▸ Your task
Everything in the listing except the pictures should be written out exactly.
--- Source excerpt ---
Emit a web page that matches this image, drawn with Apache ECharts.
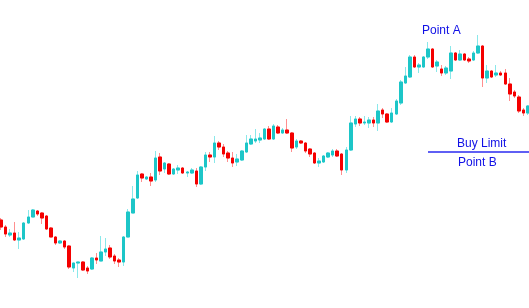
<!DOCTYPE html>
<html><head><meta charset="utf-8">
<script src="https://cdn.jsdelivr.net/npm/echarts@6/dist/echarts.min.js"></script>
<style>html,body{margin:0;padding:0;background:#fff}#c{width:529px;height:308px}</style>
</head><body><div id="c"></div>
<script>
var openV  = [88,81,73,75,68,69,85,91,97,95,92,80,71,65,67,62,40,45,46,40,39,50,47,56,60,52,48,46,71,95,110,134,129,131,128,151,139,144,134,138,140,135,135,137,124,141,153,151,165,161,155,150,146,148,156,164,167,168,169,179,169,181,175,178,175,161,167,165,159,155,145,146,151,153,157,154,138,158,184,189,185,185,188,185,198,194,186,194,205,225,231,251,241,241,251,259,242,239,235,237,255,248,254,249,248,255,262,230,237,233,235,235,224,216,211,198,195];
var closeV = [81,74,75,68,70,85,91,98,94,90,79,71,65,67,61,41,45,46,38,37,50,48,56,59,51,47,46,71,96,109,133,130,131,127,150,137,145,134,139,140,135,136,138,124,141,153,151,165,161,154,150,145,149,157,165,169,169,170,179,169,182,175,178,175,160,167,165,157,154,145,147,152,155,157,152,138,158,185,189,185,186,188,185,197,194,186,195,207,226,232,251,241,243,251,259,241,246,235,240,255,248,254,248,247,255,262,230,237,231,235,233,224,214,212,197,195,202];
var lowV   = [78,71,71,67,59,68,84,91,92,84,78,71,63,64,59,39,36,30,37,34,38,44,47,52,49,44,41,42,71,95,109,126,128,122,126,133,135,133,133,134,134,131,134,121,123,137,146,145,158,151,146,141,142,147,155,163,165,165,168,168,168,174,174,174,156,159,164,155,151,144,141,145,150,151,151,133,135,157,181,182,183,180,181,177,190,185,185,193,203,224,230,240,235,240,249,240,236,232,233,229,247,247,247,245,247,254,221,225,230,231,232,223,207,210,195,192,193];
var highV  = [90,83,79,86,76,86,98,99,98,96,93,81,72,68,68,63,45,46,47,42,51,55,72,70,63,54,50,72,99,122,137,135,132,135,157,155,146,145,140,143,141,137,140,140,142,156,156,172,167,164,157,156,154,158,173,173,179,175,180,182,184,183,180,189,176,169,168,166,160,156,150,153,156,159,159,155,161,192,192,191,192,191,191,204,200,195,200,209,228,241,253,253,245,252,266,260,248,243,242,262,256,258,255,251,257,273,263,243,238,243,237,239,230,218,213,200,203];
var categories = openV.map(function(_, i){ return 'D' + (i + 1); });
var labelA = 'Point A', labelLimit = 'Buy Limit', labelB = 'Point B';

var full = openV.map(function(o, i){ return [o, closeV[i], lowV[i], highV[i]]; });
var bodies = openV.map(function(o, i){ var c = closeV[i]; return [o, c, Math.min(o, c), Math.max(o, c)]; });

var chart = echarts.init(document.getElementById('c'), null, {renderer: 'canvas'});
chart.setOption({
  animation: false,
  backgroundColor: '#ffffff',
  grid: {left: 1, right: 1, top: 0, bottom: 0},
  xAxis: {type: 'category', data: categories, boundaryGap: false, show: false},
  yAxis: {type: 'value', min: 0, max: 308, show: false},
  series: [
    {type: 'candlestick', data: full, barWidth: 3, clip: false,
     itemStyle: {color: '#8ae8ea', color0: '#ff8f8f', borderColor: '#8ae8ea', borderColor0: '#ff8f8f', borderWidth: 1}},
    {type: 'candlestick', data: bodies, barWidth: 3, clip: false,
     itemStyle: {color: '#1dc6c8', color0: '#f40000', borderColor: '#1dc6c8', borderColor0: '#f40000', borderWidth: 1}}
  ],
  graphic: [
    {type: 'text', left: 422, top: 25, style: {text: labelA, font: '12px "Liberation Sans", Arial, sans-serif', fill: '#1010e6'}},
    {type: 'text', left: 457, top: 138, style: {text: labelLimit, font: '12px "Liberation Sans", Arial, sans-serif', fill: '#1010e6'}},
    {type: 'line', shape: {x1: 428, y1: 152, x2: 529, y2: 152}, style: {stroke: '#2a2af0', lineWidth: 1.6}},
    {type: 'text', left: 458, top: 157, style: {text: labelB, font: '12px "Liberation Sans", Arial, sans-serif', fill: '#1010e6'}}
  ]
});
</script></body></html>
---
▸ Reply
Emit a web page that matches this image, drawn with Apache ECharts.
<!DOCTYPE html>
<html><head><meta charset="utf-8">
<script src="https://cdn.jsdelivr.net/npm/echarts@6/dist/echarts.min.js"></script>
<style>html,body{margin:0;padding:0;background:#fff}#c{width:529px;height:308px}</style>
</head><body><div id="c"></div>
<script>
var openV  = [88,81,73,75,68,69,85,91,97,95,92,80,71,65,67,62,40,45,46,40,39,50,47,56,60,52,48,46,71,95,110,134,129,131,128,151,139,144,134,138,140,135,135,137,124,141,153,151,165,161,155,150,146,148,156,164,167,168,169,179,169,181,175,178,175,161,167,165,159,155,145,146,151,153,157,154,138,158,184,189,185,185,188,185,198,194,186,194,205,225,231,251,241,241,251,259,242,239,235,237,255,248,254,249,248,255,262,230,237,233,235,235,224,216,211,198,195];
var closeV = [81,74,75,68,70,85,91,98,94,90,79,71,65,67,61,41,45,46,38,37,50,48,56,59,51,47,46,71,96,109,133,130,131,127,150,137,145,134,139,140,135,136,138,124,141,153,151,165,161,154,150,145,149,157,165,169,169,170,179,169,182,175,178,175,160,167,165,157,154,145,147,152,155,157,152,138,158,185,189,185,186,188,185,197,194,186,195,207,226,232,251,241,243,251,259,241,246,235,240,255,248,254,248,247,255,262,230,237,231,235,233,224,214,212,197,195,202];
var lowV   = [78,71,71,67,59,68,84,91,92,84,78,71,63,64,59,39,36,30,37,34,38,44,47,52,49,44,41,42,71,95,109,126,128,122,126,133,135,133,133,134,134,131,134,121,123,137,146,145,158,151,146,141,142,147,155,163,165,165,168,168,168,174,174,174,156,159,164,155,151,144,141,145,150,151,151,133,135,157,181,182,183,180,181,177,190,185,185,193,203,224,230,240,235,240,249,240,236,232,233,229,247,247,247,245,247,254,221,225,230,231,232,223,207,210,195,192,193];
var highV  = [90,83,79,86,76,86,98,99,98,96,93,81,72,68,68,63,45,46,47,42,51,55,72,70,63,54,50,72,99,122,137,135,132,135,157,155,146,145,140,143,141,137,140,140,142,156,156,172,167,164,157,156,154,158,173,173,179,175,180,182,184,183,180,189,176,169,168,166,160,156,150,153,156,159,159,155,161,192,192,191,192,191,191,204,200,195,200,209,228,241,253,253,245,252,266,260,248,243,242,262,256,258,255,251,257,273,263,243,238,243,237,239,230,218,213,200,203];
var categories = openV.map(function(_, i){ return 'D' + (i + 1); });
var labelA = 'Point A', labelLimit = 'Buy Limit', labelB = 'Point B';

var full = openV.map(function(o, i){ return [o, closeV[i], lowV[i], highV[i]]; });
var bodies = openV.map(function(o, i){ var c = closeV[i]; return [o, c, Math.min(o, c), Math.max(o, c)]; });

var chart = echarts.init(document.getElementById('c'), null, {renderer: 'canvas'});
chart.setOption({
  animation: false,
  backgroundColor: '#ffffff',
  grid: {left: 1, right: 1, top: 0, bottom: 0},
  xAxis: {type: 'category', data: categories, boundaryGap: false, show: false},
  yAxis: {type: 'value', min: 0, max: 308, show: false},
  series: [
    {type: 'candlestick', data: full, barWidth: 3, clip: false,
     itemStyle: {color: '#8ae8ea', color0: '#ff8f8f', borderColor: '#8ae8ea', borderColor0: '#ff8f8f', borderWidth: 1}},
    {type: 'candlestick', data: bodies, barWidth: 3, clip: false,
     itemStyle: {color: '#1dc6c8', color0: '#f40000', borderColor: '#1dc6c8', borderColor0: '#f40000', borderWidth: 1}}
  ],
  graphic: [
    {type: 'text', left: 422, top: 25, style: {text: labelA, font: '12px "Liberation Sans", Arial, sans-serif', fill: '#1010e6'}},
    {type: 'text', left: 457, top: 138, style: {text: labelLimit, font: '12px "Liberation Sans", Arial, sans-serif', fill: '#1010e6'}},
    {type: 'line', shape: {x1: 428, y1: 152, x2: 529, y2: 152}, style: {stroke: '#2a2af0', lineWidth: 1.6}},
    {type: 'text', left: 458, top: 157, style: {text: labelB, font: '12px "Liberation Sans", Arial, sans-serif', fill: '#1010e6'}}
  ]
});
</script></body></html>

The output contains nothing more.